From time to time Facebook show the public some interesting numbers about users tendencies and habits. The latest release shows us how we behave differently as single people compared to when we’re in a relationship.
The company’s team of data scientists announced that statistical evidence hints at budding relationships before the relationships start.
In his blog post, Carlos Diuk of Facebook data science uses numbers to show how two people, while being still single, will enter a courtship period which shows an increase in posts on each other’s timelines. But once they enter what is officially called a relationship, those posts drop significantly.
During the 100 days before the relationship starts, we observe a slow but steady increase in the number of timeline posts shared between the future couple.
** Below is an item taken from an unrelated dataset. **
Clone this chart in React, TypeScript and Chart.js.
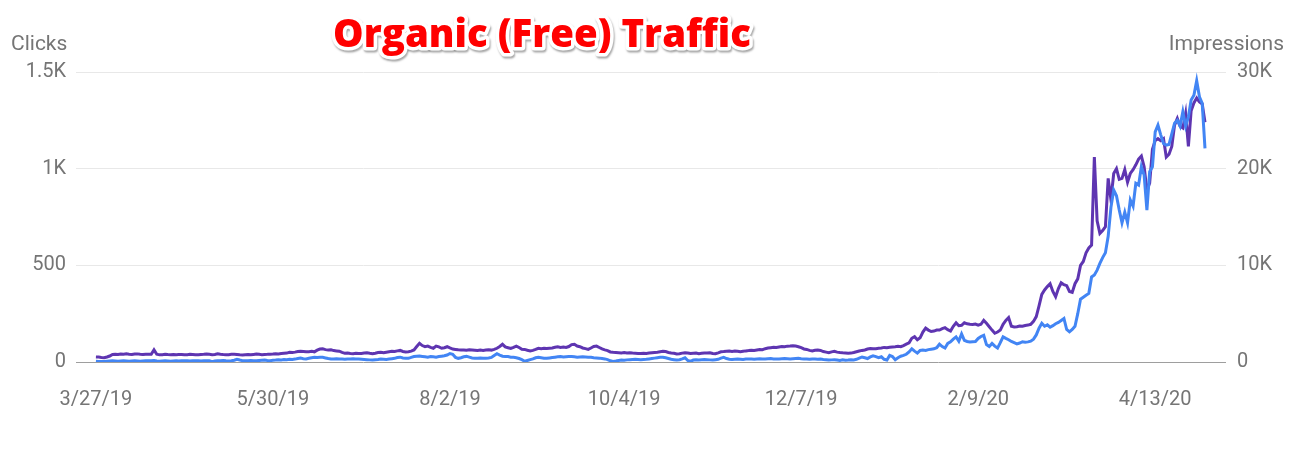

When the relationship starts (“day 0”), posts begin to decrease. We observe a peak of 1.67 posts per day 12 days before the relationship begins, and a lowest point of 1.53 posts per day 85 days into the relationship. Presumably, couples decide to spend more time together, courtship is off, and online interactions give way to more interactions in the physical world.
Another interesting thing Diuk referenced in his post was that even though the number of posts on timelines decrease, they become significantly happier and more optimistic. Even though measuring love and sentiment isn’t exactly a perfect science, it’s quite interesting to see the raw data and numbers trying to capture what loves looks like on Facebook.
To weed out Facebook faux-relationships, it only looked at couples who “declared an anniversary date” between April 2010 and October 2013, not just those who changed their relationship status. The research was focused only on English speaking users.